Before any alliance summit to review the current phase of the NDR, alliance partners need to have genuine conversations within themselves to deal with the choices to be made. There is a compelling need to end the practice of viewing conflicting needs separately and addressing one over the other. Suppose there is a lesson for alliance partners; in that case, the liberation movement can swing from emphasising one part of an interdependent pair, often paradoxical, to focusing on the other. As inevitable as gravity is to natural science, so are paradoxes to interests as the currency of politics, especially when a generation has lost the ideological battle.
Suppose the ANC sold; no one has given a compelling justification for the accusation. Given the balance of forces, this can only be because it engendered a more balanced approach to strategy and tactics. The leadership responsibility under the current circumstances is to find a balance of interdependent opposites in a society stuck in a geographical space tormented by past decisions of an irresponsible generation of racial oligarchs or apartheid architects. 'Interdependent opposites' refers to the idea that seemingly contradictory or opposing forces are often interconnected and interdependent in politics. Understanding and managing these interdependencies is crucial for effective decision-making and strategy formulation.
To stay relevant in this critical phase of defining South Africa within the arrangements it has agreed to govern itself, an appreciation that other people can deliver the liberation promises rather than liberation movement partners is the first logic all should embrace. Still believing in the support liquidated by corruption and state capture as the basis for a claim to be heard is an act of leadership desperation. The tripartite alliance owes it to its relevance to go into various strategic pigeonholes, which refer to specific areas or issues that require strategic planning and action to engage about what is next.
The time has arrived for modern-day Moses Kotanes and JB Markses, leadership that focuses on what defines its mission without wanting to change everybody else’s mission. There will always be a power of ideological positioning, generally if not frequently exaggerated, and there is the power of the voting or approving public, which is difficult to exaggerate.
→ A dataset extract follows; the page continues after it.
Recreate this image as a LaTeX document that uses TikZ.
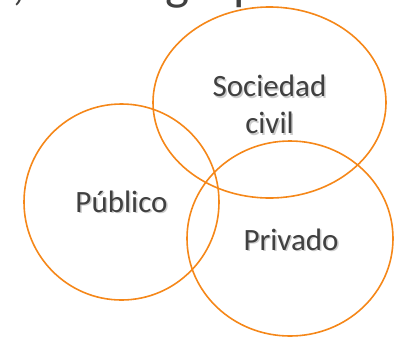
\documentclass[tikz,border=0pt]{standalone}
\usepackage{fontspec}
\setmainfont{Carlito}
\definecolor{vennorange}{RGB}{245,135,25}
\definecolor{txtgray}{RGB}{64,64,64}

\begin{document}
\begin{tikzpicture}[x=1pt, y=-1pt,
        set/.style={draw=vennorange, line width=1.6pt},
        lbl/.style={text=txtgray, font=\fontsize{31}{37}\selectfont, align=center, inner sep=0pt},
        shade/.style={lbl, text=black!20}]
        \useasboundingbox (0,0) rectangle (396,338);
        \clip (0,0) rectangle (396,338);

        % title line, cut off at the top
        \node[lbl, anchor=base west, font=\fontsize{51}{60}\selectfont] (title) at (12,-1) {, todos grupos};
        \node[lbl, anchor=base east, font=\fontsize{42}{50}\selectfont] (dot) at (3,125) {.};

        % the three sets
        \draw[set] (269.5,102.5) ellipse [x radius=116.5, y radius=95.5];
        \draw[set] (121.5,202) ellipse [x radius=97.5, y radius=98];
        \draw[set] (290,238.5) ellipse [x radius=103, y radius=97.5];

        % labels with a soft shadow
        \node[shade] at (271,106) {Sociedad\\civil};
        \node[lbl] (soc) at (269.5,104.5) {Sociedad\\civil};
        \node[shade, anchor=base] at (123,213.5) {Público};
        \node[lbl, anchor=base] (pub) at (121.5,212) {Público};
        \node[shade, anchor=base] at (292.5,251.5) {Privado};
        \node[lbl, anchor=base] (priv) at (291,250) {Privado};
\end{tikzpicture}
\end{document}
The power of influencing the voting public, shaping opinions, sparking interest, and prompting action must be wrested from past ideologies and refocused on future relevance, especially for those involved in a context-laden historical alliance.
Reason must trump ideology; the spats must stop. Under these conditions, a single mistake made by senior officials within the alliance, like the secretary-general, can potentially harm the alliance's reputation, requiring years to repair. As the complexity of alliance politics increases, so does the complexity of its paradoxes. This will need a continuous convergence of complex minds.
Dr FM Lucky Mathebula is a public policy analyst and the founder of The Thinc Foundation, a think tank based in Tshwane. He is a TUT research and innovation associate.